请教一个关于 PostgreSQL 连接被 Server 关闭的问题

195 天前
 Koril

背景

我在自己的阿里云服务器上( 2C2G ,3M ,Debian 12 )装了一个 PostgreSQL ( 15 ),安装后,仅仅做了以下配置改动:

pg_hba.conf:

添加:host all all 0.0.0.0/0 md5

postgresql.conf

开放端口:listen_addresses = '*'

给 postgres 设置了密码,sudo -i -u postgres -> psql -> \password


异常

无论是 Navicat 还是 Python 的 Psycopg2 在超过一定时间(大概 3-5 分钟),就会连接失效了。

Navicat 报错如下:

Server closed the connection unexpectedly
This probably means the server terminated abnormally before or while processing the request.

Psycopg2 报错如下:

psycopg2.OperationalError: server closed the connection unexpectedly
	This probably means the server terminated abnormally
	before or while processing the request.
server closed the connection unexpectedly
	This probably means the server terminated abnormally
	before or while processing the request. 

已知

服务器没有太大的负载,cpu ,内存,磁盘,网络,占用率都很低,除了 Prometheus/Grafana/nginx 之外,这个机器上只有刚刚安装的 PostgreSQL 。

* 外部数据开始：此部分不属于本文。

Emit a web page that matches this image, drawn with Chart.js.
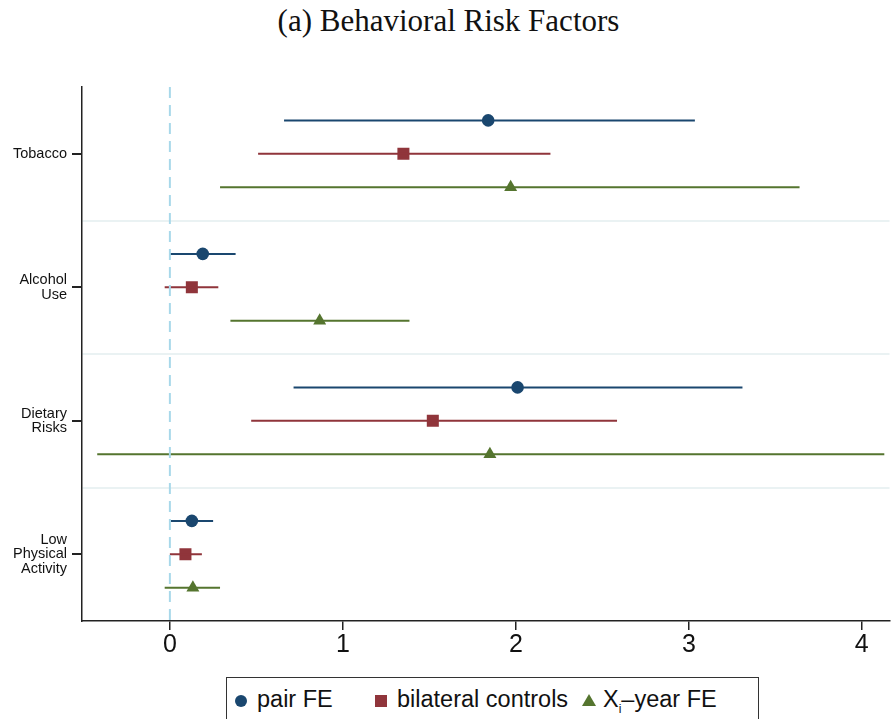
<!DOCTYPE html>
<html>
<head>
<meta charset="utf-8">
<script src="https://cdn.jsdelivr.net/npm/chart.js@4"></script>
<style>
body { margin: 0; background: #fff; width: 891px; height: 719px; overflow: hidden; position: relative; }
#title { position: absolute; top: 3px; left: 3px; width: 891px; text-align: center; font-family: "Liberation Serif", serif; font-size: 31px; color: #111; }
#wrap { position: absolute; left: 0; top: 60px; width: 891px; height: 600px; overflow: hidden; }
#legend { position: absolute; left: 226px; top: 677px; width: 533px; height: 50px; border: 1px solid #333; box-sizing: border-box;
  font-family: "Liberation Sans", Arial, sans-serif; font-size: 23.5px; color: #111; }
#legend .it { position: absolute; top: 8px; white-space: nowrap; color: #111; }
#legend .mk { position: absolute; }
</style>
</head>
<body>
<div id="title">(a) Behavioral Risk Factors</div>
<div id="wrap"><canvas id="c" width="898" height="600"></canvas></div>
<div id="legend">
  <span class="mk" style="left:8px;top:17px;width:12px;height:12px;border-radius:50%;background:#1a476f"></span><span class="it" style="left:30px">pair FE</span>
  <span class="mk" style="left:148px;top:17px;width:12px;height:12px;background:#90353b"></span><span class="it" style="left:170px">bilateral controls</span>
  <span class="mk" style="left:355px;top:16px;width:0;height:0;border-left:7px solid transparent;border-right:7px solid transparent;border-bottom:12px solid #55752f"></span><span class="it" style="left:376px">X<sub style="font-size:12px;color:#111">i</sub>&ndash;year FE</span>
</div>
<script>
const categories = [['Tobacco'], ['Alcohol', 'Use'], ['Dietary', 'Risks'], ['Low', 'Physical', 'Activity']];
const seriesNames = ['pair FE', 'bilateral controls', 'Xi-year FE'];
// point estimates per category
const pairFE = [1.84, 0.19, 2.01, 0.127];
const bilateral = [1.35, 0.127, 1.52, 0.09];
const xiYearFE = [1.97, 0.866, 1.85, 0.133];
// confidence intervals
const pairLo = [0.66, 0.0, 0.715, 0.005];
const pairHi = [3.035, 0.38, 3.31, 0.25];
const bilatLo = [0.51, -0.03, 0.47, 0.0];
const bilatHi = [2.20, 0.28, 2.585, 0.185];
const xiLo = [0.29, 0.35, -0.42, -0.03];
const xiHi = [3.64, 1.385, 4.13, 0.29];
const xTicks = [0, 1, 2, 3, 4];

const colors = ['#1a476f', '#90353b', '#55752f'];
const styles = ['circle', 'rect', 'triangle'];
const radii = [6.3, 8.5, 7.5];
const offsets = [-0.25, 0, 0.25];
const est = [pairFE, bilateral, xiYearFE];
const lo = [pairLo, bilatLo, xiLo];
const hi = [pairHi, bilatHi, xiHi];

const datasets = [];
// zero reference line
datasets.push({
  type: 'scatter', showLine: true, data: [{x: 0, y: 0.5}, {x: 0, y: 4.5}],
  borderColor: '#a8d8ea', borderWidth: 2, borderDash: [11, 7], pointRadius: 0
});
for (let s = 0; s < 3; s++) {
  const seg = [];
  categories.forEach((c, i) => {
    const y = i + 1 + offsets[s];
    seg.push({x: lo[s][i], y: y}, {x: hi[s][i], y: y}, {x: null, y: null});
  });
  datasets.push({
    type: 'scatter', showLine: true, spanGaps: false, data: seg,
    borderColor: colors[s], borderWidth: 2, pointRadius: 0
  });
}
for (let s = 0; s < 3; s++) {
  datasets.push({
    type: 'scatter', label: seriesNames[s],
    data: categories.map((c, i) => ({x: est[s][i], y: i + 1 + offsets[s]})),
    backgroundColor: colors[s], borderColor: colors[s], borderWidth: 0,
    pointStyle: styles[s], pointRadius: radii[s], pointHoverRadius: radii[s]
  });
}

new Chart(document.getElementById('c'), {
  type: 'scatter',
  data: { datasets: datasets },
  options: {
    responsive: false, animation: false,
    layout: { padding: { top: 27, right: 0, left: 0, bottom: 0 } },
    plugins: { legend: { display: false }, tooltip: { enabled: false } },
    scales: {
      x: {
        type: 'linear', min: -0.508, max: 4.16,
        afterBuildTicks: ax => { ax.ticks = xTicks.map(v => ({value: v})); },
        grid: { display: true, drawOnChartArea: false, tickLength: 9, tickColor: '#222', lineWidth: 1.5 },
        border: { color: '#222', width: 1.5 },
        ticks: { color: '#111', font: { family: '"Liberation Sans Narrow", "Liberation Sans"', size: 25 }, padding: 0, maxRotation: 0 }
      },
      y: {
        type: 'linear', reverse: true, min: 0.5, max: 4.5,
        afterFit: ax => { ax.width = 82; },
        afterBuildTicks: ax => { ax.ticks = [1, 1.5, 2, 2.5, 3, 3.5, 4].map(v => ({value: v})); },
        grid: {
          tickLength: 10, lineWidth: 2,
          color: ctx => (ctx.tick && ctx.tick.value % 1 !== 0) ? '#eaf2f3' : 'rgba(0,0,0,0)',
          tickColor: ctx => (ctx.tick && ctx.tick.value % 1 === 0) ? '#222' : 'rgba(0,0,0,0)'
        },
        border: { color: '#222', width: 1.5 },
        ticks: {
          color: '#111', font: { family: 'Liberation Sans', size: 14.5, lineHeight: 1.0 }, padding: 5,
          callback: v => (v % 1 === 0) ? categories[v - 1] : ''
        }
      }
    }
  }
});
</script>
</body>
</html>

重新获取连接,能够正常访问,但是我使用的 Psycopg2 的 ThreadedConnectionPool 连接池,连接池没法保持连接么?代码如下:


def get_pg_pool(pg_config):
    pool = psycopg2.pool.ThreadedConnectionPool(
        minconn=1,
        maxconn=200,
        host=pg_config['PG_HOST'],
        port=pg_config['PG_PORT'],
        dbname=pg_config['PG_DB'],
        user=pg_config['PG_USER'],
        password=pg_config['PG_PASSWORD'],
        connect_timeout=5,
    )
    return pool
    
@flask_app.route('/task/log', methods=['GET'])
    def task_log():
        task_log_list = []
        # 在进程启动时,给 flask_app 初始化了一个 pg_pool 对象
        conn = flask_app.pg_pool.getconn()
        try:
            with conn.cursor() as cur:
                cur.execute('SELECT * FROM t_log')
                task_log_list = cur.fetchall()
        except psycopg2.Error as e:
            return JsonResult.failed('获取日志列表失败')
        finally:
            flask_app.pg_pool.putconn(conn)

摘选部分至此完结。